# Written exercise:
Your task is to transcribe all of the data below exactly, omitting the images.

# Dataset content:
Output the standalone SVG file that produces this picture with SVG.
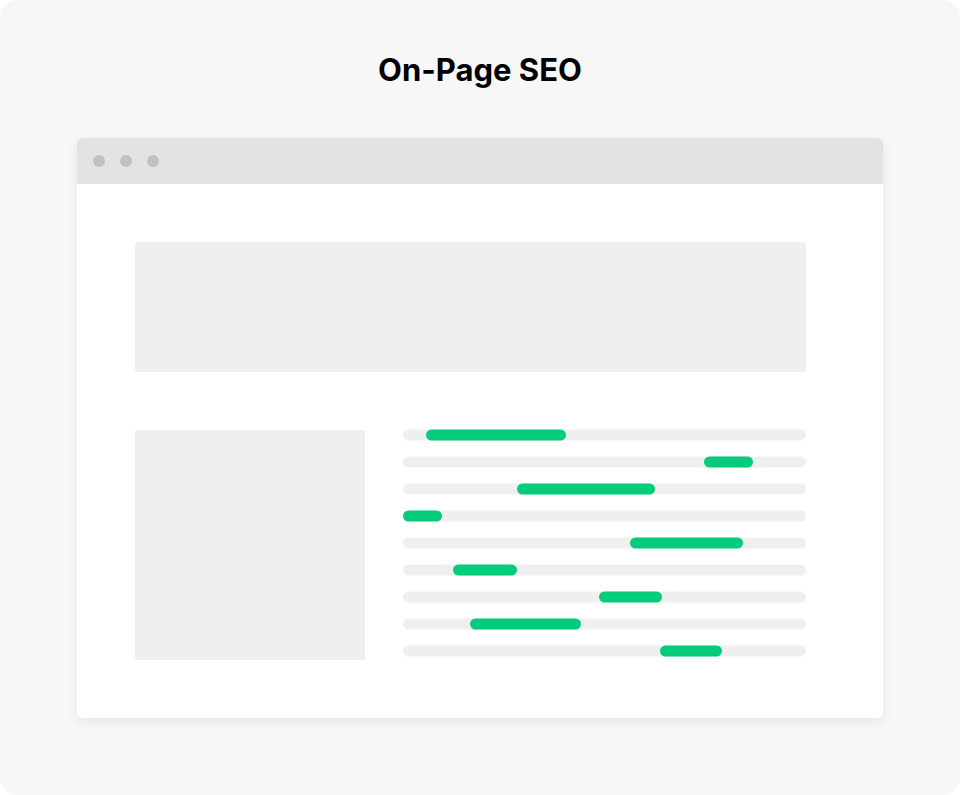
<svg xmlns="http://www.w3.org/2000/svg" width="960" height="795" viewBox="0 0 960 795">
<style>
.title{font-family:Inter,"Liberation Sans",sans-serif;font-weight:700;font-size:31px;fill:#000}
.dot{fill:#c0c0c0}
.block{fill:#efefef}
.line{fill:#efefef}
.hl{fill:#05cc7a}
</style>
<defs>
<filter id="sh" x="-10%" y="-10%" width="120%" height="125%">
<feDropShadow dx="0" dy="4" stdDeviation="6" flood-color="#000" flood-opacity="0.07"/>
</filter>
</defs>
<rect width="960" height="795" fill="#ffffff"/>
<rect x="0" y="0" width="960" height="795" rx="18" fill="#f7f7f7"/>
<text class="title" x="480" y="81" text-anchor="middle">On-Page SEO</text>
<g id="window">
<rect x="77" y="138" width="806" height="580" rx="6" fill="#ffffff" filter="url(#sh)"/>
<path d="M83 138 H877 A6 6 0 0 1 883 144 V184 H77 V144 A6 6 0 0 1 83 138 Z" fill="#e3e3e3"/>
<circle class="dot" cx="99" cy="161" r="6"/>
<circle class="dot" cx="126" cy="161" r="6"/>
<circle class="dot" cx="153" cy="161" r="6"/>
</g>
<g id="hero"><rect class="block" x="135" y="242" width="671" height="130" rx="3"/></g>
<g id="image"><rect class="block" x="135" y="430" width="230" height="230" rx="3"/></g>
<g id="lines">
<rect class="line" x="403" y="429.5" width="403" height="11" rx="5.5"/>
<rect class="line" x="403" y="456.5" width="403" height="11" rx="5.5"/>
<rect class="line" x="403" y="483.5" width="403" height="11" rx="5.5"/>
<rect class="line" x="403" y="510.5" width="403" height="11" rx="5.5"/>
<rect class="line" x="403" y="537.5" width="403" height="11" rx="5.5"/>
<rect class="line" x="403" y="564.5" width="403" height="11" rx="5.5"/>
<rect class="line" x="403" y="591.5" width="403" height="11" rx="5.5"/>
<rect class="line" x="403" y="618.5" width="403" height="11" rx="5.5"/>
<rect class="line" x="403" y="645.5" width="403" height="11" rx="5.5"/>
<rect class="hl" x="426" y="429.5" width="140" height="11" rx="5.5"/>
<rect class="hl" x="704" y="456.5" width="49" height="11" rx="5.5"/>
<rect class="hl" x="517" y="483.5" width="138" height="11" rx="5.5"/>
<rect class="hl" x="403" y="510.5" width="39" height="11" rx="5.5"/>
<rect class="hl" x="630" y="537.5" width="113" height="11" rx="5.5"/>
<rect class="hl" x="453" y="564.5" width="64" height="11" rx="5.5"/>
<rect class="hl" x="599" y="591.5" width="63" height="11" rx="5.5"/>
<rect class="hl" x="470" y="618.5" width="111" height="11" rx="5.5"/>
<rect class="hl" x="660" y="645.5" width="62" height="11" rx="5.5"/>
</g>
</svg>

# In response:
Output the standalone SVG file that produces this picture with SVG.
<svg xmlns="http://www.w3.org/2000/svg" width="960" height="795" viewBox="0 0 960 795">
<style>
.title{font-family:Inter,"Liberation Sans",sans-serif;font-weight:700;font-size:31px;fill:#000}
.dot{fill:#c0c0c0}
.block{fill:#efefef}
.line{fill:#efefef}
.hl{fill:#05cc7a}
</style>
<defs>
<filter id="sh" x="-10%" y="-10%" width="120%" height="125%">
<feDropShadow dx="0" dy="4" stdDeviation="6" flood-color="#000" flood-opacity="0.07"/>
</filter>
</defs>
<rect width="960" height="795" fill="#ffffff"/>
<rect x="0" y="0" width="960" height="795" rx="18" fill="#f7f7f7"/>
<text class="title" x="480" y="81" text-anchor="middle">On-Page SEO</text>
<g id="window">
<rect x="77" y="138" width="806" height="580" rx="6" fill="#ffffff" filter="url(#sh)"/>
<path d="M83 138 H877 A6 6 0 0 1 883 144 V184 H77 V144 A6 6 0 0 1 83 138 Z" fill="#e3e3e3"/>
<circle class="dot" cx="99" cy="161" r="6"/>
<circle class="dot" cx="126" cy="161" r="6"/>
<circle class="dot" cx="153" cy="161" r="6"/>
</g>
<g id="hero"><rect class="block" x="135" y="242" width="671" height="130" rx="3"/></g>
<g id="image"><rect class="block" x="135" y="430" width="230" height="230" rx="3"/></g>
<g id="lines">
<rect class="line" x="403" y="429.5" width="403" height="11" rx="5.5"/>
<rect class="line" x="403" y="456.5" width="403" height="11" rx="5.5"/>
<rect class="line" x="403" y="483.5" width="403" height="11" rx="5.5"/>
<rect class="line" x="403" y="510.5" width="403" height="11" rx="5.5"/>
<rect class="line" x="403" y="537.5" width="403" height="11" rx="5.5"/>
<rect class="line" x="403" y="564.5" width="403" height="11" rx="5.5"/>
<rect class="line" x="403" y="591.5" width="403" height="11" rx="5.5"/>
<rect class="line" x="403" y="618.5" width="403" height="11" rx="5.5"/>
<rect class="line" x="403" y="645.5" width="403" height="11" rx="5.5"/>
<rect class="hl" x="426" y="429.5" width="140" height="11" rx="5.5"/>
<rect class="hl" x="704" y="456.5" width="49" height="11" rx="5.5"/>
<rect class="hl" x="517" y="483.5" width="138" height="11" rx="5.5"/>
<rect class="hl" x="403" y="510.5" width="39" height="11" rx="5.5"/>
<rect class="hl" x="630" y="537.5" width="113" height="11" rx="5.5"/>
<rect class="hl" x="453" y="564.5" width="64" height="11" rx="5.5"/>
<rect class="hl" x="599" y="591.5" width="63" height="11" rx="5.5"/>
<rect class="hl" x="470" y="618.5" width="111" height="11" rx="5.5"/>
<rect class="hl" x="660" y="645.5" width="62" height="11" rx="5.5"/>
</g>
</svg>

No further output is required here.